Tuesday, 06 December 2005 06:26:46 (GMT Standard Time, UTC+00:00)
Affirmative Action run amok at Microsoft...

They they employ krunksters goes along way toward explaining why their software has so many bugs.

I'm selling my remaining stock.

Redmond ain't for you, Homey. Bon voyage back south where you belong.

Way down south, in Dixie.
Thursday, 08 December 2005 09:27:18 (GMT Standard Time, UTC+00:00)
I am from South Africa, so my "armchair quarterbacking" comes from a dusty soccer field in Africa. I thank MIT and the boys for trying and I am glad they are interested in finding solutions to our problems.

Unfortuanately I think the $100 laptop will have a tiny impact, probably less than the money that was invested in its development would have had if applied directly to sound charities in the region. While it is true Africa is not one big slum (especially in South Africa where there is the best of the 1st world and the worst of the 3rd world) the range of wealth is not a smooth gradient. There are big gaps between the destitute, the poor, the middle class and the wealthy. This applies to the schools and community centers that this laptop might be found in.

The schools I went to had computers and I was fortunate. We were not rich but the capabilities of this laptop would have been next to useless for us in comparison to what we did have. The next level of schooling down from us could not afford a $100 laptop and, more importantly, even when given one would not have the support, skills and long lasting structure to keep it running. They have problems with things like doors on classrooms, glass in windows, chalk for blackboards and even having a classroom at all.

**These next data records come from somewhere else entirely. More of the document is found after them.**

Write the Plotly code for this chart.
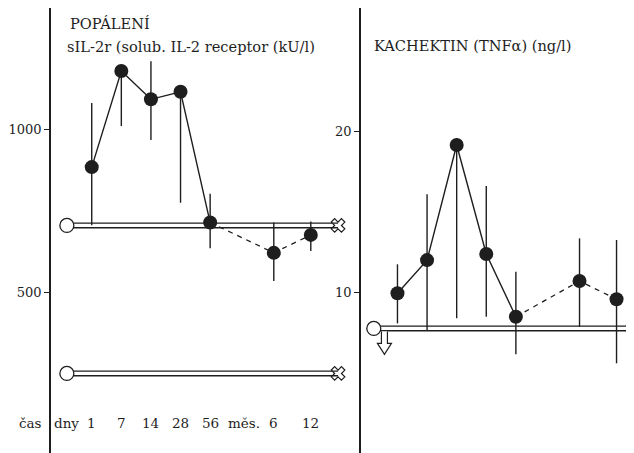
import plotly.graph_objects as go

# ---- data ----
time_pos = [0, 1, 2, 3, 4, 6.15, 7.4]
time_labels = ["1", "7", "14", "28", "56", "6", "12"]
unit_labels = ["dny", "měs."]
unit_pos = [-0.84, 5.15]

sil_vals = [884, 1179, 1092, 1115, 714, 621, 676]
sil_hi = [1081, 1179, 1209, 1115, 802, 714, 717]
sil_lo = [706, 1010, 967, 775, 635, 535, 627]

tnf_vals = [9.94, 12.0, 19.15, 12.38, 8.48, 10.70, 9.57]
tnf_hi = [11.74, 16.09, 19.15, 16.6, 11.28, 13.35, 13.25]
tnf_lo = [8.07, 7.61, 8.39, 8.48, 6.15, 7.86, 5.59]

sil_refs = [705, 251]      # reference-range pipes (left panel)
tnf_refs = [7.76]          # reference pipe (right panel)
pipe_x_left = [-0.84, 8.32]
pipe_x_right = [-0.80, 7.96]

FONT = "DejaVu Serif"
FS_TITLE = 14.6
FS_TICK = 13
INK = "#1e1e1e"

# page body has an 8px margin: figure pixel = reference pixel - 8
OFF = 8
W, H = 634 - OFF, 453 - OFF


def px(x):
    return (x - OFF) / W


def py(y):
    return 1 - (y - OFF) / H


fig = go.Figure()


def add_pipe(xs, yv, xa, ya):
    ys = [yv, yv]
    fig.add_trace(go.Scatter(x=xs, y=ys, mode="lines", xaxis=xa, yaxis=ya,
                             line=dict(color=INK, width=6), hoverinfo="skip",
                             cliponaxis=False))
    fig.add_trace(go.Scatter(x=xs, y=ys, mode="lines", xaxis=xa, yaxis=ya,
                             line=dict(color="white", width=3.2), hoverinfo="skip",
                             cliponaxis=False))
    fig.add_trace(go.Scatter(x=[xs[0]], y=[yv], mode="markers", xaxis=xa, yaxis=ya,
                             marker=dict(symbol="circle", size=14, color="white",
                                         line=dict(color=INK, width=1.3)),
                             hoverinfo="skip", cliponaxis=False))
    fig.add_trace(go.Scatter(x=[xs[1]], y=[yv], mode="markers", xaxis=xa, yaxis=ya,
                             marker=dict(symbol="x-open", size=12, color=INK,
                                         line=dict(color=INK, width=1.2)),
                             hoverinfo="skip", cliponaxis=False))


def add_series(vals, hi, lo, xa, ya):
    up = [h - v for h, v in zip(hi, vals)]
    dn = [v - l for v, l in zip(vals, lo)]
    fig.add_trace(go.Scatter(x=time_pos, y=vals, mode="markers", xaxis=xa, yaxis=ya,
                             marker=dict(size=1, color="rgba(0,0,0,0)"),
                             error_y=dict(type="data", symmetric=False, array=up,
                                          arrayminus=dn, width=0, thickness=1.4,
                                          color=INK),
                             hoverinfo="skip", cliponaxis=False))
    fig.add_trace(go.Scatter(x=time_pos[:5], y=vals[:5], mode="lines", xaxis=xa, yaxis=ya,
                             line=dict(color=INK, width=1.4), cliponaxis=False))
    fig.add_trace(go.Scatter(x=time_pos[4:], y=vals[4:], mode="lines", xaxis=xa, yaxis=ya,
                             line=dict(color=INK, width=1.3, dash="5px,5px"),
                             cliponaxis=False))
    fig.add_trace(go.Scatter(x=time_pos, y=vals, mode="markers", xaxis=xa, yaxis=ya,
                             marker=dict(size=14, color=INK), cliponaxis=False))


for r in sil_refs:
    add_pipe(pipe_x_left, r, "x", "y")
for r in tnf_refs:
    add_pipe(pipe_x_right, r, "x2", "y2")

add_series(sil_vals, sil_hi, sil_lo, "x", "y")
add_series(tnf_vals, tnf_hi, tnf_lo, "x2", "y2")

axis_common = dict(showgrid=False, zeroline=False)
tickfont = dict(family=FONT, size=FS_TICK, color=INK)
fig.update_layout(
    width=W, height=H,
    margin=dict(l=0, r=0, t=0, b=0),
    paper_bgcolor="white", plot_bgcolor="white",
    showlegend=False,
    font=dict(family=FONT, size=FS_TICK, color=INK),
    xaxis=dict(domain=[px(49), px(355)], range=[-1.380, 8.923], visible=False,
               anchor="y", **axis_common),
    yaxis=dict(domain=[0, 1], range=[7.0, 1372.1], anchor="x",
               tickvals=[500, 1000], ticks="outside", ticklen=5, tickwidth=1.2,
               tickcolor=INK, showline=True, linecolor=INK, linewidth=1.5,
               tickfont=tickfont, **axis_common),
    xaxis2=dict(domain=[px(360), 1.0], range=[-1.236, 7.99], visible=False,
                anchor="y2", **axis_common),
    yaxis2=dict(domain=[0, 1], range=[0.02, 27.66], anchor="x2",
                tickvals=[10, 20], ticks="outside", ticklen=5, tickwidth=1.2,
                tickcolor=INK, showline=True, linecolor=INK, linewidth=1.5,
                tickfont=tickfont, **axis_common),
)

ann = []


def label(text, x, y, size, xref="paper", xanchor="left"):
    ann.append(dict(text=text, xref=xref, yref="paper", x=x, y=y,
                    xanchor=xanchor, yanchor="middle", showarrow=False,
                    font=dict(family=FONT, size=size, color=INK)))


label("POPÁLENÍ", px(66), py(24), FS_TITLE)
label("sIL-2r (solub. IL-2 receptor (kU/l)", px(63), py(46), FS_TITLE)
label("KACHEKTIN (TNFα) (ng/l)", px(371.5), py(45), FS_TITLE)
label("čas", px(29), py(422.5), FS_TICK + 0.5, xanchor="center")
for p, t in zip(unit_pos, unit_labels):
    label(t, p, py(422.5), FS_TICK + 0.5, xref="x", xanchor="center")
for p, t in zip(time_pos, time_labels):
    label(t, p, py(422.5), FS_TICK + 0.5, xref="x", xanchor="center")
fig.update_layout(annotations=ann)

# open down-arrow under the right reference pipe
fig.add_shape(type="path", xref="x2", yref="y2", xsizemode="pixel", ysizemode="pixel",
              xanchor=-0.44, yanchor=tnf_refs[0],
              path="M -3,-3 L -3,-15 L -7,-15 L 0,-26 L 7,-15 L 3,-15 L 3,-3",
              line=dict(color=INK, width=1.2), fillcolor="white", layer="above")

fig.write_html("out.html")
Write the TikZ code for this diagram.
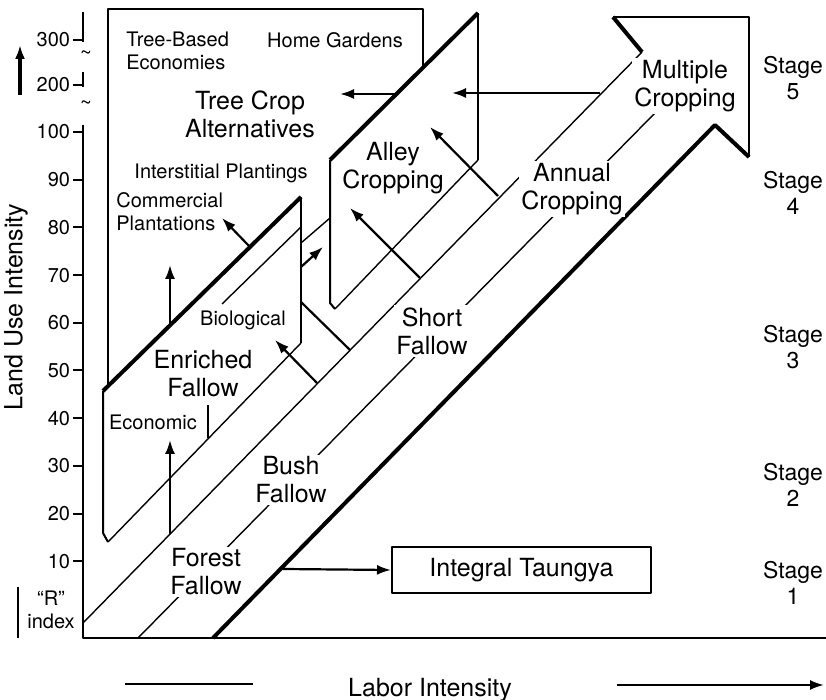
\documentclass[tikz,border=0pt]{standalone}
\usepackage{fontspec}
\setmainfont{TeX Gyre Heros}
\usetikzlibrary{arrows.meta}

\tikzset{
  thinline/.style={line width=0.7pt},
  edge/.style={line width=1pt},
  heavy/.style={line width=2pt},
  arr/.style={line width=1.1pt,-{Latex[length=7pt,width=5pt]}},
  lbl/.style={font=\fontsize{10}{11.5}\selectfont,align=center,inner sep=1pt},
  biglbl/.style={font=\fontsize{12.5}{14}\selectfont,align=center,inner sep=1pt},
  stagelbl/.style={font=\fontsize{11.5}{13}\selectfont,align=center,inner sep=1pt},
}

\begin{document}
\begin{tikzpicture}[x=0.5pt,y=-0.5pt,line join=round]
\useasboundingbox (0,0) rectangle (826,700);

%	eixos
\draw[edge] (83,125) -- (83,638) -- (826,638);
\draw[edge] (83,12) -- (83,42);
\draw[edge] (83,72) -- (83,87);
\draw[edge] (83,40) -- (73,40) node[left,lbl] (t300) {300};
\draw[edge] (83,85) -- (73,85) node[left,lbl] (t200) {200};
\node[lbl] (brk1) at (86,55) {\textasciitilde};
\node[lbl] (brk2) at (86,105) {\textasciitilde};
\foreach \v [count=\i from 0] in {100,90,...,10}
  \draw[edge] (83,132+47.7*\i) -- (73,132+47.7*\i) node[left,lbl] {\v};

\node[biglbl,rotate=90] (yl) at (16,307) {Land Use Intensity};
\draw[arr,line width=1.7pt] (20,95) -- (20,45);
\draw[edge] (18,587) -- (18,638);
\node[lbl] (rix) at (51,610) {“R”\\index};

\node[biglbl] (xl) at (430,690) {Labor Intensity};
\draw[edge] (125,684) -- (253,684);
\draw[arr] (617,685) -- (824,685);

%	estagios
\node[stagelbl] (s5) at (793,78) {Stage\\5};
\node[stagelbl] (s4) at (793,193) {Stage\\4};
\node[stagelbl] (s3) at (793,347) {Stage\\3};
\node[stagelbl] (s2) at (793,485) {Stage\\2};
\node[stagelbl] (s1) at (793,583) {Stage\\1};

%	painel de fundo
\draw[edge] (108,386) -- (108,9) -- (423,9) -- (423,66);
\node[lbl,align=left,anchor=west] (tbe) at (124,51) {Tree-Based\\Economies};
\node[lbl] (hg) at (335,40) {Home Gardens};
\node[biglbl] (tca) at (250,114) {Tree Crop\\Alternatives};
\node[lbl] (ip) at (221,173) {Interstitial Plantings};
\node[lbl,align=left,anchor=west] (cp) at (114,212) {Commercial\\Plantations};

%	seta principal
\coordinate (r0) at (83,623);
\coordinate (r1) at (642,52);
\coordinate (t0) at (213,638);
\coordinate (t1) at (715,125);
\draw[thinline] (r0) -- (r1);
\draw[heavy] (r1) -- (613,17);
\draw[edge] (613,17) -- (749,17) -- (749,157);
\draw[heavy] (749,157) -- (t1) -- (t0);
\draw[thinline] (138,638) -- (655,113);
\node[biglbl,fill=white] (ff) at (206,572) {Forest\\Fallow};
\node[biglbl,fill=white] (bf) at (291,480) {Bush\\Fallow};
\node[biglbl,fill=white] (sf) at (432,331) {Short\\Fallow};
\node[biglbl,fill=white] (ac) at (572,189) {Annual\\Cropping};
\node[biglbl,fill=white] (mc) at (685,86) {Multiple\\Cropping};

\node[biglbl,draw,edge,minimum width=129.5pt,minimum height=23pt] (it) at (521.5,570) {Integral Taungya};
\coordinate (tg) at (283,569);
\draw[arr] (tg) -- (it.west);

%	painel enriquecido
\draw[heavy] (103,391) -- (301,197);
\draw[edge] (103,391) -- (103,533) -- (108,542);
\draw[thinline] (108,542) -- (301,343);
\draw[edge] (301,343) -- (301,197);
\draw[thinline] (222,304) -- (301,227);
\node[lbl] (bio) at (243,320) {Biological};
\node[biglbl] (ef) at (203,374) {Enriched\\Fallow};
\node[lbl] (eco) at (153,422) {Economic};
\draw[edge] (208,438) -- (208,405);

%	painel alley
\draw[heavy] (330,160) -- (478,13);
\draw[edge] (478,13) -- (478,160);
\draw[thinline] (478,160) -- (335,309);
\draw[edge] (335,309) -- (330,303) -- (330,160);
\draw[thinline] (301,243) -- (330,218);
\node[biglbl] (alc) at (393,168) {Alley\\Cropping};

%	setas
\draw[arr] (170,534) -- (170,440);
\draw[arr] (170,324) -- (170,265);
\draw[arr] (250,247) -- (222,218);
\draw[arr] (317,383) -- (275,340);
\draw[arr] (301,267) -- (323,247);
\draw[line width=1.1pt] (301,302) -- (350,350);
\draw[arr] (420,278) -- (350,208);
\draw[arr] (498,196) -- (430,127);
\draw[arr] (600,93) -- (452,93);
\draw[arr] (397,94) -- (340,94);
\end{tikzpicture}
\end{document}
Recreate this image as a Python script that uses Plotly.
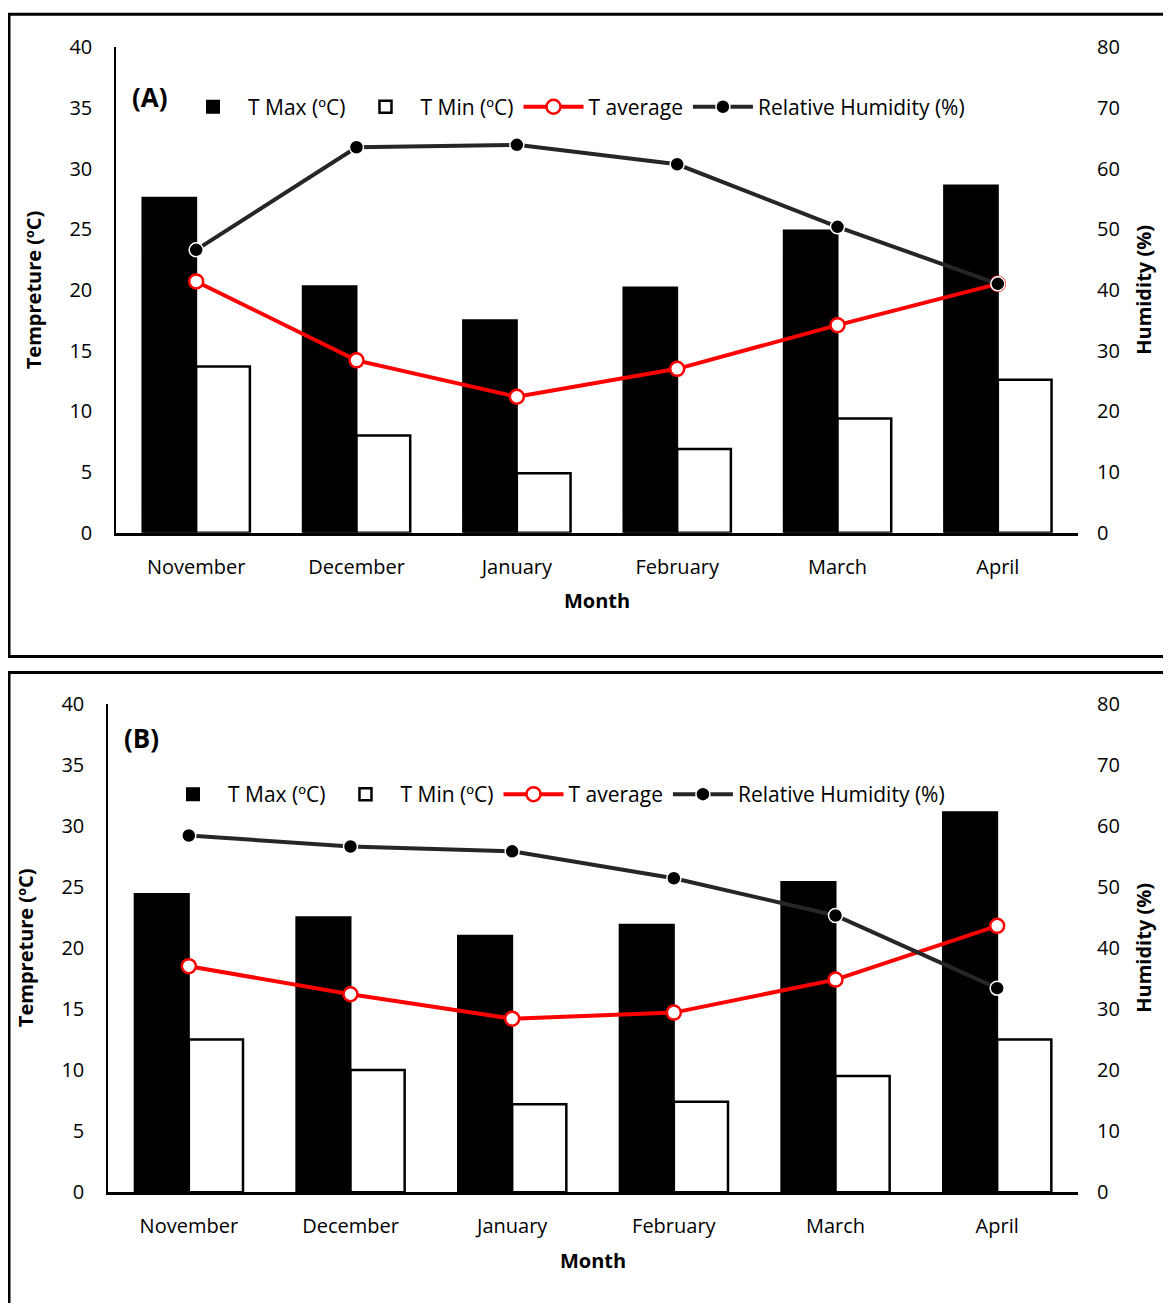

There was no middle-ground between "us and them." No school which needed that laptop and could make use of it.

I am not ungrateful, like I said I am glad people care enough to try. But there seems to be a bit of a gap between what they hope for and what is the reality and how what they have made can advance that reality. The impact will be small, a lot smaller than all the hype and lavish launch campaigns surrounding the laptop.

Then again; I hope I am proven wrong. I hope in a few years time we see these laptops all over Africa improving the lives of many. I'd be happy if I am wrong.